La journaliste a passé cinq ans à Jérusalem, à piger pour de nombreux médias dont le Monde, et a pu observer les réticences des médias occidentaux à mettre les mots justes sur les morts palestiniennes. "Lors des marches du retour, en 2018, à Gaza, où on avait une foule de Palestiniens qui allaient vers la barrière qui sépare l'enclave du territoire israélien, les snipers israéliens étaient postés juste derrière le grillage, se souvient-elle. On n'avait aucun doute sur l'origine des tirs, et pourtant, cela n'était pas toujours mentionné." Cette difficulté à nommer clairement les responsables dans les médias occidentaux remonte en effet à loin, bien avant le 7-Octobre et le début du conflit à Gaza. En 2022, comme nous vous le racontions alors, il avait fallu des mois et une enquête de l'ONU pour que les médias décrivent le meurtre de la correspondante-star d'Al-Jazeera en Palestine, Shireen Abu Akleh, comme tel, et indiquent clairement l'armée israélienne comme responsable. 
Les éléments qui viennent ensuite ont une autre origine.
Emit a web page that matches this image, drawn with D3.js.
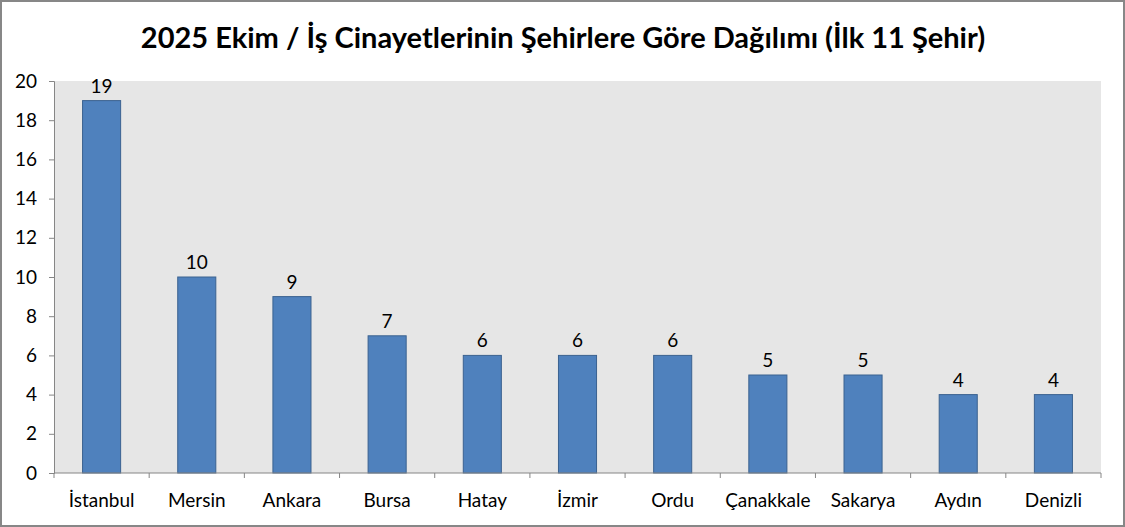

Même problème, en octobre 2023, lors du tir de missile israélien qui a tué le journaliste Issam Abdallah, vidéaste pour Reuters, alors qu'il travaillait pour l'agence à la frontière libanaise avec Israël. Là aussi, comme nous le relations alors, les médias occidentaux ont à nouveau pris énormément de pincettes, annonçant sa mort à la "voix passive". Y compris l'agence Reuters qui l'employait et qui, jusqu'à la publication deux mois après sa mort d'une enquête prouvant qu'il avait été visé directement par un tir israélien, avait écrit qu'Issam Abdallah avait "été tué", sans préciser clairement par qui.

Pour Clothilde Mraffko, il est important que l'histoire de Hind Rajab résonne médiatiquement. "Jusqu'alors, les Gazaouis sont largement évoqués par des chiffres, faute aussi de pouvoir accéder au terrain, dit-elle. On ne sait rien des vies qui se cachent derrière tous ces Palestiniens tués."